Un doublement du déficit entre 2017 et 2021
Le redressement des finances publiques initié en 2018 par une maitrise accrue des dépenses publiques alors que des baisses de prélèvements obligatoires importantes étaient mises en œuvre, s’est interrompu dès 2019 à la suite des mouvements sociaux de l’automne 2018 alors même que les années 2018 et 2019 connaissaient une forte croissance économique. En conséquence, le solde structurel primaire, c’est-à-dire hors charge d’intérêts, s’est lui dégradé de 0,4 point entre 2017 et 2019 et son niveau de 2019 était dégradé de près de 25 Md€ par rapport à l’objectif que le Gouvernement s’était fixé dans la loi de programmation des finances publiques du début 2018. Ainsi, la France a abordé la crise sanitaire avec moins de marge de manœuvre budgétaire que nombre de ses partenaires européens. La crise sanitaire, avec le repli de l’activité économique qu’elle a provoqué (-7,8%) et les mesures prises pour en atténuer les effets, a conduit à un déficit de 8,9 points de PIB en 2020. Si le rebond de l’économie en 2021 a permis de réduire le déficit et de le ramener à 6,4 points de PIB, il reste plus de deux fois plus élevé que celui d’avant-crise.

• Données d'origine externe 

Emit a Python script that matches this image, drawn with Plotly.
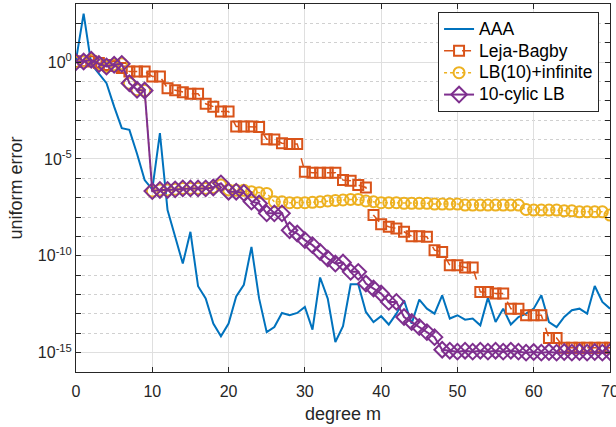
import plotly.graph_objects as go

degree = list(range(71))

# log10 of the uniform error
aaa_log10 = [0.1, 2.5, -0.1, -0.6, -1.09, -2.3, -3.41, -3.5, -4.73, -6.09,
             -6.57, -3.67, -7.64, -9.02, -10.4, -8.76, -11.57, -12.2, -13.5, -14.16,
             -13.5, -12.1, -11.5, -9.54, -12.2, -13.94, -13.68, -12.95, -13.07, -12.95,
             -12.64, -13.81, -11.12, -12.21, -14.45, -13.64, -11.47, -11.47, -12.9, -13.42,
             -13.12, -13.55, -12.99, -12.3, -13.5, -12.26, -12.73, -12.99, -12.04, -13.24,
             -13.07, -13.3, -13.24, -13.59, -12.16, -13.42, -12.73, -13.55, -13.16, -12.99,
             -12.73, -12.04, -13.42, -13.68, -13.16, -12.81, -12.73, -12.99, -11.56, -12.38,
             -12.73]

leja_log10 = [0.0, 0.05, 0.05, -0.05, -0.15, -0.2, -0.3, -0.49, -0.49, -0.49,
              -0.74, -0.74, -1.35, -1.45, -1.55, -1.64, -1.64, -2.15, -2.3, -2.55,
              -2.55, -3.33, -3.33, -3.33, -3.35, -3.98, -4.0, -4.19, -4.23, -4.23,
              -5.66, -5.71, -5.71, -5.71, -5.71, -6.09, -6.12, -6.35, -6.47, -7.9,
              -8.37, -8.5, -8.59, -8.76, -8.99, -8.99, -9.02, -9.71, -9.8, -10.49,
              -10.49, -10.6, -10.6, -11.87, -11.87, -11.95, -11.95, -12.73, -12.73, -13.07,
              -13.07, -13.07, -14.25, -14.25, -14.75, -14.75, -14.75, -14.75, -14.75, -14.75,
              -14.75]

lb10inf_log10 = [0.0, 0.03, 0.12, -0.1, -0.23, -0.14, -0.09, -1.09, -1.43, -1.47,
                 -6.66, -6.6, -6.6, -6.57, -6.52, -6.52, -6.52, -6.52, -6.47, -6.35,
                 -6.6, -6.62, -6.62, -6.7, -6.75, -6.78, -7.21, -7.21, -7.26, -7.26,
                 -7.26, -7.24, -7.21, -7.17, -7.14, -7.12, -7.09, -7.09, -7.17, -7.21,
                 -7.26, -7.26, -7.26, -7.29, -7.29, -7.29, -7.29, -7.33, -7.33, -7.33,
                 -7.33, -7.38, -7.38, -7.38, -7.38, -7.38, -7.38, -7.38, -7.38, -7.61,
                 -7.64, -7.64, -7.64, -7.64, -7.68, -7.68, -7.73, -7.73, -7.73, -7.73,
                 -7.9]

cyclic_log10 = [0.0, 0.03, 0.12, -0.1, -0.23, -0.14, -0.09, -1.09, -1.43, -1.47,
                -6.66, -6.6, -6.6, -6.57, -6.52, -6.52, -6.52, -6.52, -6.47, -6.26,
                -6.69, -6.69, -6.75, -7.2, -7.3, -7.81, -7.81, -7.81, -8.68, -8.85,
                -9.19, -9.45, -9.8, -10.14, -10.4, -10.35, -10.83, -10.83, -11.43, -11.69,
                -11.95, -12.38, -12.38, -13.16, -13.42, -13.68, -13.94, -14.2, -14.85, -14.9,
                -14.95, -14.9, -14.95, -14.9, -14.95, -14.9, -14.95, -14.9, -14.95, -15.0,
                -14.97, -15.0, -14.97, -15.0, -14.97, -15.0, -14.97, -15.0, -14.97, -15.0,
                -14.97]

series_names = ["AAA", "Leja-Bagby", "LB(10)+infinite", "10-cylic LB"]
x_ticks = [0, 10, 20, 30, 40, 50, 60, 70]
major_exp = [-15, -10, -5, 0]
major_text = ["10<sup>-15</sup>", "10<sup>-10</sup>", "10<sup>-5</sup>", "10<sup>0</sup>"]
minor_exp = [e for e in range(-16, 4) if e not in major_exp]

FONT = "Liberation Sans, Arial, sans-serif"

def vals(logs):
    return [10 ** v for v in logs]

def lname(s):
    return '<span style="font-size:17.5px">' + s + "</span>"

fig = go.Figure()
fig.add_trace(go.Scatter(x=degree, y=vals(aaa_log10), mode="lines", name=lname(series_names[0]),
                         line=dict(color="#0072BD", width=2)))
fig.add_trace(go.Scatter(x=degree, y=vals(leja_log10), mode="lines+markers", name=lname(series_names[1]),
                         line=dict(color="#D95319", width=1.5, dash="dash"),
                         marker=dict(symbol="square-open", size=10, color="#D95319",
                                     line=dict(width=2, color="#D95319"))))
fig.add_trace(go.Scatter(x=degree, y=vals(lb10inf_log10), mode="lines+markers", name=lname(series_names[2]),
                         line=dict(color="#EDB120", width=1.5, dash="dot"),
                         marker=dict(symbol="circle-open", size=11, color="#EDB120",
                                     line=dict(width=2, color="#EDB120"))))
fig.add_trace(go.Scatter(x=degree, y=vals(cyclic_log10), mode="lines+markers", name=lname(series_names[3]),
                         line=dict(color="#7E2F8E", width=2),
                         marker=dict(symbol="diamond-open", size=12, color="#7E2F8E",
                                     line=dict(width=2, color="#7E2F8E"))))

fig.update_layout(
    width=616, height=427,
    margin=dict(l=76, r=6, t=4, b=55, autoexpand=False),
    paper_bgcolor="white", plot_bgcolor="white",
    font=dict(family=FONT, size=16, color="#262626"),
    showlegend=True,
    legend=dict(x=0.678, y=0.978, xanchor="left", yanchor="top",
                bgcolor="white", bordercolor="#262626", borderwidth=1,
                font=dict(family=FONT, size=14.5, color="#000000"),
                itemwidth=30, tracegroupgap=0),
    xaxis=dict(range=[0, 70], tickmode="array", tickvals=x_ticks, automargin=False,
               ticks="inside", ticklen=5, tickcolor="#262626",
               ticklabeloverflow="allow", ticklabelstandoff=5,
               showline=True, linecolor="#262626", linewidth=1, mirror="ticks",
               showgrid=True, gridcolor="#DFDFDF", gridwidth=1, zeroline=False,
               title=dict(text="degree m", font=dict(size=18), standoff=8)),
    yaxis=dict(type="log", range=[-16, 3], tickmode="array", automargin=False,
               tickvals=[10.0 ** e for e in major_exp], ticktext=major_text,
               ticks="inside", ticklen=5, tickcolor="#262626",
               showline=True, linecolor="#262626", linewidth=1, mirror="ticks",
               showgrid=True, gridcolor="#DFDFDF", gridwidth=1, zeroline=False,
               minor=dict(tickmode="array", tickvals=[10.0 ** e for e in minor_exp],
                          ticks="inside", ticklen=5, tickcolor="#262626",
                          showgrid=True, gridcolor="#D0D0D0", griddash="dot", gridwidth=1),
               title=dict(text="uniform error", font=dict(size=18), standoff=10)),
)

fig.write_html("out.html", config={"displayModeBar": False},
               post_script="document.body.style.margin='0px';document.body.style.overflow='hidden';")
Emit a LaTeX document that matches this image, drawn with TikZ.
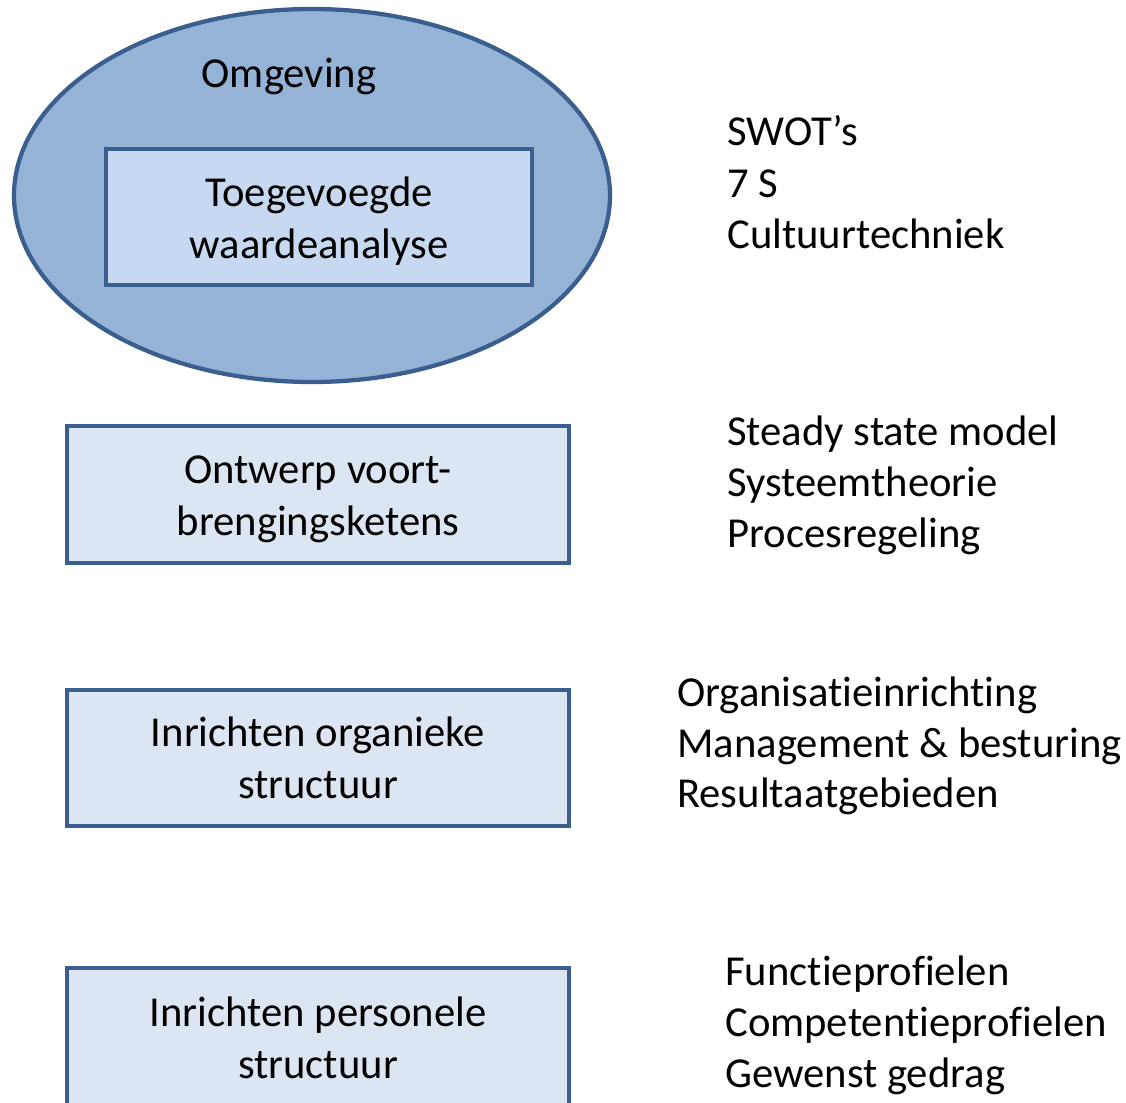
\documentclass[tikz,border=0pt]{standalone}
\usepackage{fontspec}
\setmainfont{Carlito}[Ligatures={NoCommon,NoRare}]
\usetikzlibrary{shapes.geometric}
\definecolor{edgeblue}{HTML}{3A5F8E}
\definecolor{ellfill}{HTML}{95B3D7}
\definecolor{innerfill}{HTML}{C6D9F1}
\definecolor{boxfill}{HTML}{DCE6F2}
\tikzset{
  bigtext/.style={font=\fontsize{32}{39}\selectfont},
  boxlabel/.style={bigtext, align=center, inner sep=0pt, yshift=-2.6pt},
  stepbox/.style={draw=edgeblue, line width=3.2pt, fill=boxfill, rectangle,
    minimum width=376.5pt, minimum height=102.75pt, inner sep=0pt},
  listitem/.style={anchor=base west, inner sep=0pt, bigtext},
}
\begin{document}
\begin{tikzpicture}[x=0.75pt, y=-0.75pt]
\useasboundingbox (0,0) rectangle (1126,1102);
% environment ellipse
\node[ellipse, draw=edgeblue, line width=3.2pt, fill=ellfill,
  minimum width=447pt, minimum height=279.75pt, inner sep=0pt] (omg) at (312,195.5) {};
\node[bigtext, anchor=base, inner sep=0pt] (omgtxt) at (289,87.5) {Omgeving};
\node[stepbox, fill=innerfill, minimum width=319.5pt, minimum height=102pt,
  label={[boxlabel, yshift=-0.6pt]center:Toegevoegde\\waardeanalyse}] (twa) at (319,217) {};
\node[stepbox, label={[boxlabel, yshift=-0.8pt]center:Ontwerp voort-\\brengingsketens}] (ovk) at (318,494.5) {};
\node[stepbox, minimum height=102pt,
  label={[boxlabel, yshift=2.4pt]center:Inrichten organieke\\structuur}] (ios) at (318,758) {};
\node[stepbox, label={[boxlabel, yshift=1.8pt]center:Inrichten personele\\structuur}] (ips) at (318,1036.5) {};
% right-hand lists
\node[listitem] (l1a) at (727,145.5) {SWOT’s};
\node[listitem] (l1b) at (727,197) {7 S};
\node[listitem] (l1c) at (727,248.5) {Cultuurtechniek};
\node[listitem] (l2a) at (727,445) {Steady state model};
\node[listitem] (l2b) at (727,496) {Systeemtheorie};
\node[listitem] (l2c) at (727,547.5) {Procesregeling};
\node[listitem] (l3a) at (677,706) {Organisatieinrichting};
\node[listitem] (l3b) at (677,757) {Management \& besturing};
\node[listitem] (l3c) at (677,807) {Resultaatgebieden};
\node[listitem] (l4a) at (725,985) {Functieprofielen};
\node[listitem] (l4b) at (725,1036) {Competentieprofielen};
\node[listitem] (l4c) at (725,1087) {Gewenst gedrag};
\end{tikzpicture}
\end{document}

À la fin de l’année 2021, la dette publique représentait 112,5 points de PIB, soit 2 813 Md€.
En 2022, des incertitudes importantes pesant sur la prévision du déficit
Selon la loi de finance initiale (LFI), 2022 devait être l’année de la poursuite du rebond initié en 2021 dans un contexte de reflux de l’épidémie de Covid 19. Cette loi avait été élaborée avec une estimation de croissance du PIB de 4 % et une inflation de 1,5 % en 2022. Cependant, le déclenchement de la guerre en Ukraine, l’annonce de mesures visant à améliorer le pouvoir d’achat et la hausse prévue de dépenses de santé du fait de la poursuite de l’épidémie, conduisent à revoir les estimations de la LFI. Ainsi, les dernières prévisions couvrant l’ensemble de l’année 2022 mentionnent désormais une croissance proche - voire en dessous - de 2,5 % et une inflation comprise entre 5 % et 6 %. Dans ce contexte, le Gouvernement retient dans son projet de loi finance rectificative (LFR) de début juillet une prévision de déficit pour 2022 inchangée par rapport à la LFI. En effet, les dépenses supérieures à la LFI de 60 Md€, dont près de la moitié correspond aux mesures de soutien au pouvoir d’achat, seraient compensées par un niveau de recettes également supérieures de 60 Md€ à la prévision en raison de la bonne surprise sur le déficit en 2021 et du dynamisme des recettes en début d’année 2022.
Construire une trajectoire crédible des finances publiques pour assurer la soutenabilité de la dette et une croissance durable.
La dégradation des finances publiques au sortir de la crise sanitaire appelle à la construction d’une trajectoire de finances publiques crédible, capable d’assurer la soutenabilité de la dette et une croissance sur le long terme, notamment afin d’éviter un décrochage de la France avec le reste de la zone euro. La prochaine loi de programmation des finances publiques (LPFP) devra s’appuyer sur des hypothèses d’environnement économique réalistes, là où les trajectoires passées se sont révélées en moyenne trop optimistes, et mieux s’articuler avec les nombreuses lois de programmation sectorielles adoptées au cours des dernières années. De même, les mesures d’économies devront être mieux documentées dès la LPFP, et les mesures de redressement réparties sur l’ensemble des années couvertes par la loi de programmation, plutôt que reportées en fin de période. Par ailleurs, pour assurer une stratégie des finances publiques soutenables et durables, le rapport revient sur la politique industrielle comme levier de croissance, et souligne l’importance des investissements pour soutenir les transitions écologique et énergétique et leurs effets d’entrainement sur la croissance et l’emploi. Enfin, la Cour rappelle les possibilités d’action qu’offrent des leviers transversaux (comme la modernisation des ressources humaines et la rationalisation des « niches fiscales et sociales », etc.), et recense les marges d’efficience que recèlent certaines grandes politiques publiques.